> [WORK INSTRUCTIONS]
Would you transcribe the whole listing exactly, minus its pictures?

-- -- --

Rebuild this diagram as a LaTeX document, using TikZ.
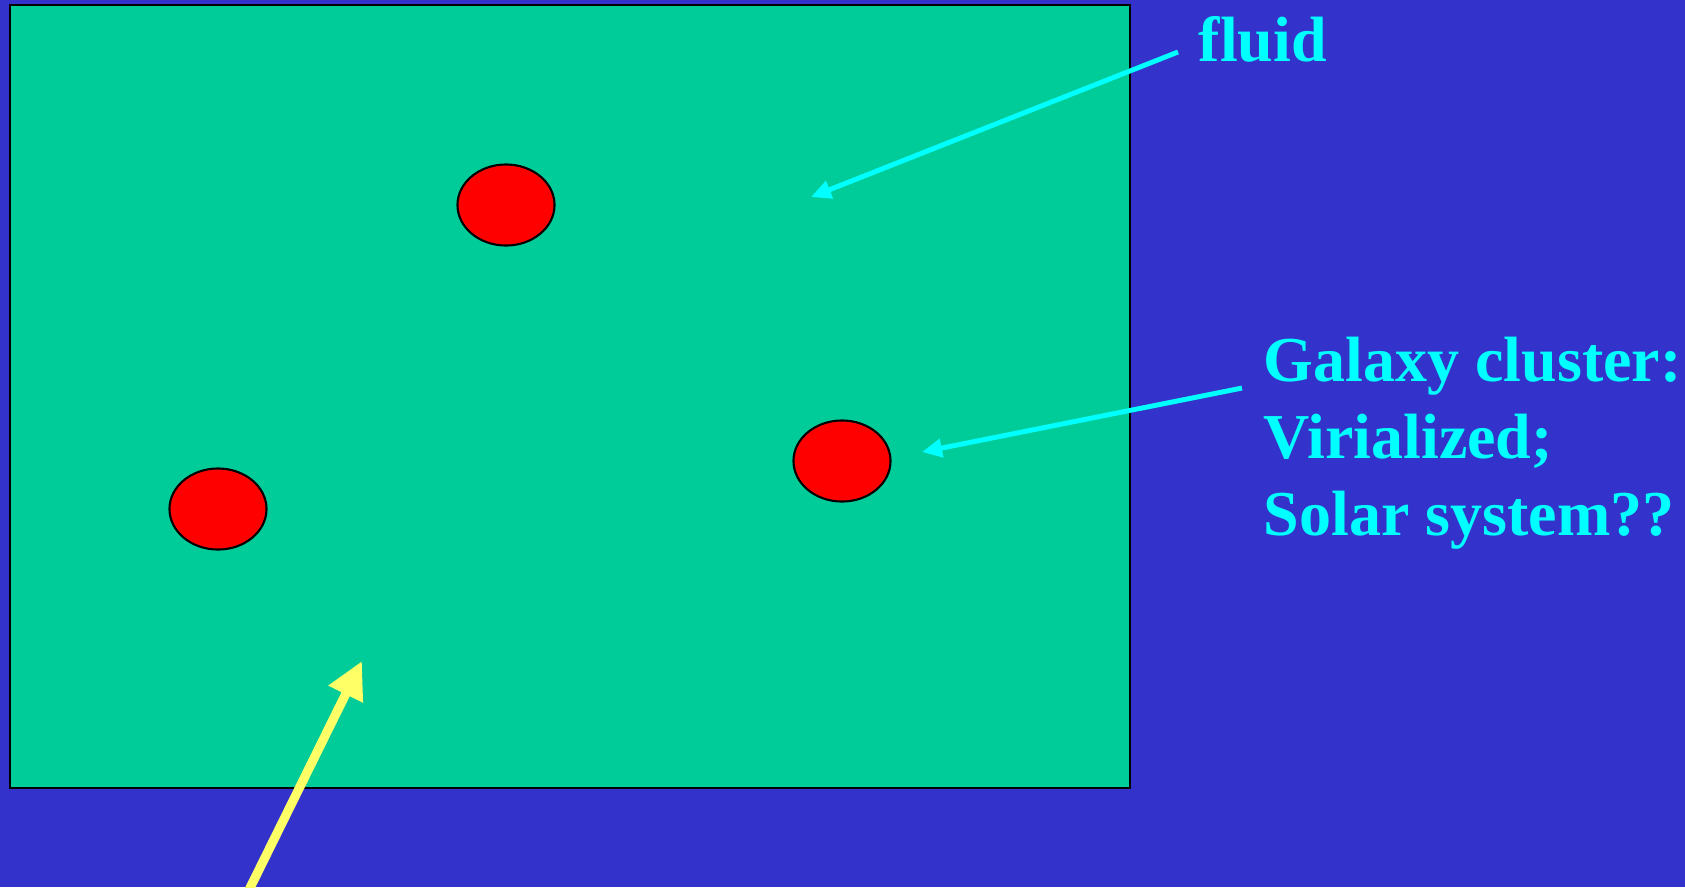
\documentclass[tikz,border=0pt]{standalone}
\usepackage{fontspec}
\setmainfont{Liberation Serif}
\usetikzlibrary{arrows.meta, shapes.geometric}
\definecolor{slidebg}{HTML}{3333CC}
\definecolor{fluidgreen}{HTML}{00CC99}
\definecolor{labelcyan}{HTML}{00FFFF}
\definecolor{pointyellow}{HTML}{FFFF66}

\begin{document}
\begin{tikzpicture}[x=0.01cm, y=-0.01cm,
  blob/.style={ellipse, draw=black, line width=0.6pt, fill=red, minimum width=0.97cm, minimum height=0.81cm, inner sep=0pt},
  lbl/.style={text=labelcyan, font=\fontsize{18.2}{22}\selectfont\bfseries, inner sep=0pt},
  cyanarrow/.style={labelcyan, line width=1.4pt, -{Triangle[length=0.2cm, width=0.18cm]}},
  yellowarrow/.style={pointyellow, line width=2.6pt, -{Triangle[length=0.37cm, width=0.36cm]}}]
  % background and box
  \useasboundingbox (0,0) rectangle (1685,887);
  \fill[slidebg] (0,0) rectangle (1685,887);
  \clip (0,0) rectangle (1685,887);
  \draw[fill=fluidgreen, line width=0.8pt] (10,5) rectangle (1130,788);
  % clusters
  \node[blob] (c1) at (506,205) {};
  \node[blob] (c2) at (842,461) {};
  \node[blob] (c3) at (218,509) {};
  % labels
  \node[lbl, anchor=base west] (fluid) at (1198,61) {fluid};
  \node[lbl, anchor=north west, align=left] (galaxy) at (1263,336) {Galaxy cluster:\\Virialized;\\Solar system??};
  % arrows
  \coordinate (fluidtip) at (811,197);
  \coordinate (galaxytip) at (922,452);
  \coordinate (yellowtip) at (362,661);
  \coordinate (yellowtail) at (248,892);
  \draw[cyanarrow] ([xshift=-0.2cm,yshift=0.09cm]fluid.base west) -- (fluidtip);
  \draw[cyanarrow] ([xshift=-0.21cm,yshift=-0.52cm]galaxy.north west) -- (galaxytip);
  \draw[yellowarrow] (yellowtail) -- (yellowtip);
\end{tikzpicture}
\end{document}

-- -- --

> [REPLY TO THE TASK]
Rebuild this diagram as a LaTeX document, using TikZ.
\documentclass[tikz,border=0pt]{standalone}
\usepackage{fontspec}
\setmainfont{Liberation Serif}
\usetikzlibrary{arrows.meta, shapes.geometric}
\definecolor{slidebg}{HTML}{3333CC}
\definecolor{fluidgreen}{HTML}{00CC99}
\definecolor{labelcyan}{HTML}{00FFFF}
\definecolor{pointyellow}{HTML}{FFFF66}

\begin{document}
\begin{tikzpicture}[x=0.01cm, y=-0.01cm,
  blob/.style={ellipse, draw=black, line width=0.6pt, fill=red, minimum width=0.97cm, minimum height=0.81cm, inner sep=0pt},
  lbl/.style={text=labelcyan, font=\fontsize{18.2}{22}\selectfont\bfseries, inner sep=0pt},
  cyanarrow/.style={labelcyan, line width=1.4pt, -{Triangle[length=0.2cm, width=0.18cm]}},
  yellowarrow/.style={pointyellow, line width=2.6pt, -{Triangle[length=0.37cm, width=0.36cm]}}]
  % background and box
  \useasboundingbox (0,0) rectangle (1685,887);
  \fill[slidebg] (0,0) rectangle (1685,887);
  \clip (0,0) rectangle (1685,887);
  \draw[fill=fluidgreen, line width=0.8pt] (10,5) rectangle (1130,788);
  % clusters
  \node[blob] (c1) at (506,205) {};
  \node[blob] (c2) at (842,461) {};
  \node[blob] (c3) at (218,509) {};
  % labels
  \node[lbl, anchor=base west] (fluid) at (1198,61) {fluid};
  \node[lbl, anchor=north west, align=left] (galaxy) at (1263,336) {Galaxy cluster:\\Virialized;\\Solar system??};
  % arrows
  \coordinate (fluidtip) at (811,197);
  \coordinate (galaxytip) at (922,452);
  \coordinate (yellowtip) at (362,661);
  \coordinate (yellowtail) at (248,892);
  \draw[cyanarrow] ([xshift=-0.2cm,yshift=0.09cm]fluid.base west) -- (fluidtip);
  \draw[cyanarrow] ([xshift=-0.21cm,yshift=-0.52cm]galaxy.north west) -- (galaxytip);
  \draw[yellowarrow] (yellowtail) -- (yellowtip);
\end{tikzpicture}
\end{document}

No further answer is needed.